Early Infant Feeding and Body Composition In Pre-School Children
Alex K. Anderson, Christina Whitworth and Marina A. Tandoh
Department of Foods and Nutrition, The University of Georgia, Athens, Georgia
Abstract: Objective: The purpose of this study was to examine the association between early infant feeding and childhood adiposity.
Method: This was a cross-sectional study of 29 pre-school age (4 to 6 years) children and their mothers. Mothers were interviewed using a structured questionnaire to assess early infant feeding practices, while the children’s body composition was measured using the BOD POD Pediatric Option Body Composition System.

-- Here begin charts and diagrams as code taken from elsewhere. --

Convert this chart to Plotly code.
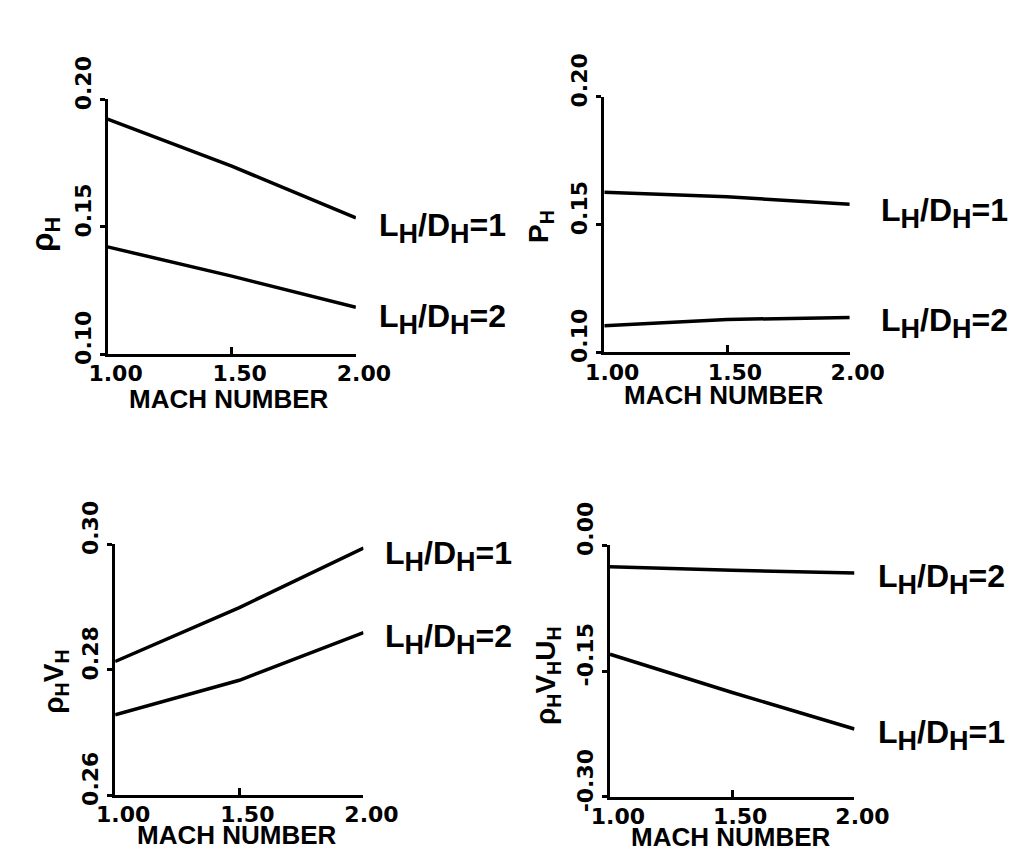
import plotly.graph_objects as go

W, H = 1036, 858

# ---- data ----
mach = [1.00, 1.50, 2.00]

# panel (a): rho_H
rho_ld1 = [0.1923, 0.1738, 0.1535]
rho_ld2 = [0.1421, 0.1306, 0.1184]
# panel (b): P_H
p_ld1 = [0.1626, 0.1608, 0.1579]
p_ld2 = [0.1103, 0.1128, 0.1136]
# panel (c): rho_H V_H
rv_ld1 = [0.2813, 0.2899, 0.2994]
rv_ld2 = [0.2728, 0.2783, 0.2859]
# panel (d): rho_H V_H U_H
rvu_ld2 = [-0.0256, -0.0300, -0.0333]
rvu_ld1 = [-0.1300, -0.1756, -0.2190]

x_tickvals = [1.0, 1.5, 2.0]
x_ticktext = ["1.00", "1.50", "2.00"]
ya_tickvals = [0.10, 0.15, 0.20]
ya_ticktext = ["0.10", "0.15", "0.20"]
yc_tickvals = [0.26, 0.28, 0.30]
yc_ticktext = ["0.26", "0.28", "0.30"]
yd_tickvals = [-0.30, -0.15, 0.00]
yd_ticktext = ["-0.30", "-0.15", "0.00"]

x_title = "MACH NUMBER"
y_titles = ["ρ<sub>H</sub>", "P<sub>H</sub>", "ρ<sub>H</sub>V<sub>H</sub>",
            "ρ<sub>H</sub>V<sub>H</sub>U<sub>H</sub>"]


def ld_label(n):
    s = "<span style='font-size:27px'>H</span>"
    return f"L<sub>{s}</sub>/D<sub>{s}</sub>={n}"


# panel layout in pixels
panels = [
    dict(px=(85, 347), py=(52, 325), yr=(0.10, 0.20), tv=ya_tickvals, tt=ya_ticktext,
         series=[(rho_ld1, "1"), (rho_ld2, "2")], ytitle=y_titles[0], ytsize=31,
         ytpos=(19, 197), xtpos=(213, 373), lshift=[(21, -10), (21, -12)]),
    dict(px=(609, 868), py=(49, 323), yr=(0.10, 0.20), tv=ya_tickvals, tt=ya_ticktext,
         series=[(p_ld1, "1"), (p_ld2, "2")], ytitle=y_titles[1], ytsize=28,
         ytpos=(542, 188), xtpos=(735, 369), lshift=[(29, -9), (29, -6)]),
    dict(px=(93, 355), py=(529, 798), yr=(0.26, 0.30), tv=yc_tickvals, tt=yc_ticktext,
         series=[(rv_ld1, "1"), (rv_ld2, "2")], ytitle=y_titles[2], ytsize=28,
         ytpos=(30, 676), xtpos=(222, 841), lshift=[(20, -8), (20, -6)]),
    dict(px=(615, 873), py=(530, 800), yr=(-0.30, 0.00), tv=yd_tickvals, tt=yd_ticktext,
         series=[(rvu_ld2, "2"), (rvu_ld1, "1")], ytitle=y_titles[3], ytsize=28,
         ytpos=(549, 670), xtpos=(743, 843), lshift=[(22, -6), (22, -6)]),
]

TICKFONT = dict(family="DejaVu Sans", size=22, color="black", weight="bold")
fig = go.Figure()
annotations = []

for i, p in enumerate(panels, start=1):
    xa = "x" if i == 1 else f"x{i}"
    ya = "y" if i == 1 else f"y{i}"
    for vals, n in p["series"]:
        fig.add_trace(go.Scatter(x=mach, y=vals, mode="lines", xaxis=xa, yaxis=ya,
                                 line=dict(color="black", width=3.5),
                                 showlegend=False, hoverinfo="skip"))
    for (vals, n), (dx, dy) in zip(p["series"], p["lshift"]):
        annotations.append(dict(
            x=mach[-1], y=vals[-1], xref=xa, yref=ya, text=ld_label(n),
            showarrow=False, xanchor="left", yanchor="middle", xshift=dx, yshift=dy,
            font=dict(family="Liberation Sans", size=32, color="black", weight="bold")))
    annotations.append(dict(
        x=p["xtpos"][0] / W, y=1 - p["xtpos"][1] / H, xref="paper", yref="paper",
        text=x_title, showarrow=False, xanchor="center", yanchor="middle",
        font=dict(family="Liberation Sans", size=26, color="black", weight="bold")))
    annotations.append(dict(
        x=p["ytpos"][0] / W, y=1 - p["ytpos"][1] / H, xref="paper", yref="paper",
        text=p["ytitle"], showarrow=False, xanchor="center", yanchor="middle",
        textangle=-90,
        font=dict(family="Liberation Sans", size=p["ytsize"], color="black",
                  weight="bold")))

    xdom = [p["px"][0] / W, p["px"][1] / W]
    ydom = [1 - p["py"][1] / H, 1 - p["py"][0] / H]
    xkey = "xaxis" if i == 1 else f"xaxis{i}"
    ykey = "yaxis" if i == 1 else f"yaxis{i}"
    fig.update_layout(**{
        xkey: dict(domain=xdom, range=[1.0, 2.0], anchor=ya, showline=True,
                   linecolor="black", linewidth=3, showgrid=False, zeroline=False,
                   ticks="inside", ticklen=7, tickwidth=3, tickcolor="black",
                   tickvals=x_tickvals, ticktext=x_ticktext, tickfont=TICKFONT,
                   ticklabelshift=8, ticklabelstandoff=-2, fixedrange=True),
        ykey: dict(domain=ydom, range=list(p["yr"]), anchor=xa, showline=True,
                   linecolor="black", linewidth=3, showgrid=False, zeroline=False,
                   ticks="outside", ticklen=5, tickwidth=3, tickcolor="black",
                   tickvals=p["tv"], ticktext=p["tt"], tickfont=TICKFONT,
                   tickangle=-90, ticklabelshift=-13, ticklabelstandoff=0,
                   fixedrange=True),
    })

fig.update_layout(width=W, height=H, margin=dict(l=0, r=0, t=0, b=0),
                  paper_bgcolor="white", plot_bgcolor="white",
                  annotations=annotations, showlegend=False)

fig.write_html("out.html")
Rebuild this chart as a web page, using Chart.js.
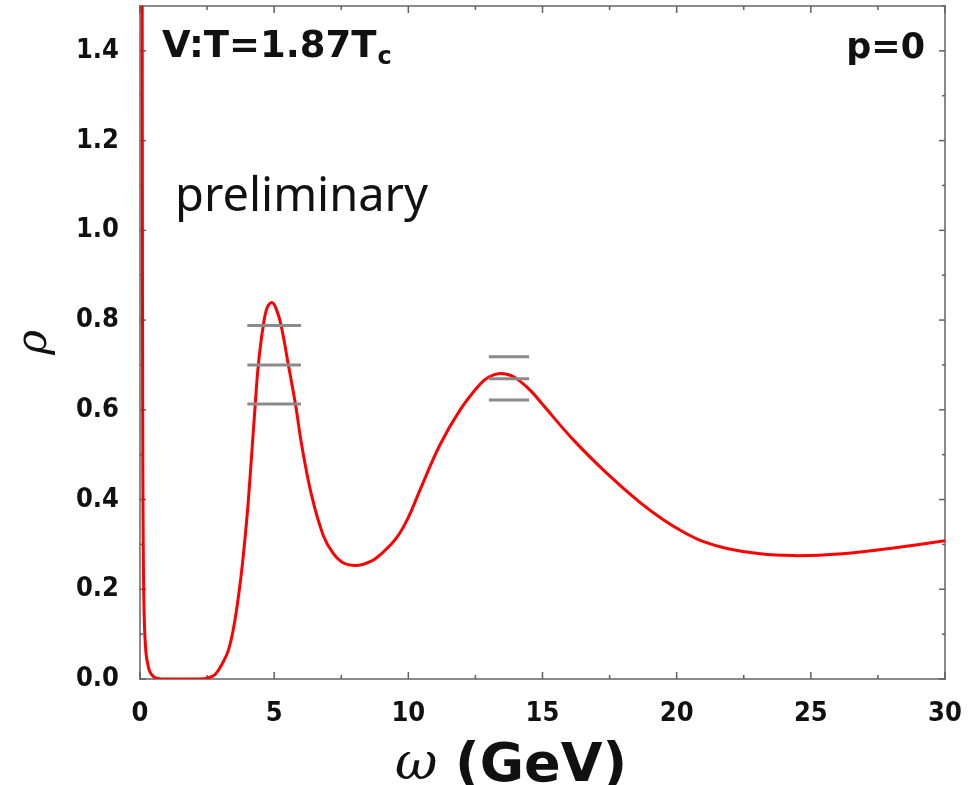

Results: The mean age of the children was 4.9 ± 0.8 years, 82.8% Caucasian and 17.2% Black/African American, while 65.5% were female. None of the mothers reported alcohol consumption or smoking during the pregnancy with the child. Of the 29 children in the study, 41.4% were exclusively breastfed for at least 3 months, 48.3% mix-fed and 10.3% exclusively formula-fed. Although we found significant differences in BMI-for-age z-score (p = 0.033) and BMI-percentile-for-age (p = 0.023), there was no significant differences in fat mass and percent fat mass between the groups. Formula-fed children tended to have slightly higher fat-free mass and percent fat-free mass than both mix-fed and exclusively breastfed children although these differences were not statistically significant.
Conclusions: Our findings suggest that the direction of the association between early infant feeding and childhood obesity may be dependent on the indicators used to assess obesity.
Keywords: Adiposity, BOD POD, body composition, exclusive breastfeeding, mix-feeding, obesity, pre-school children.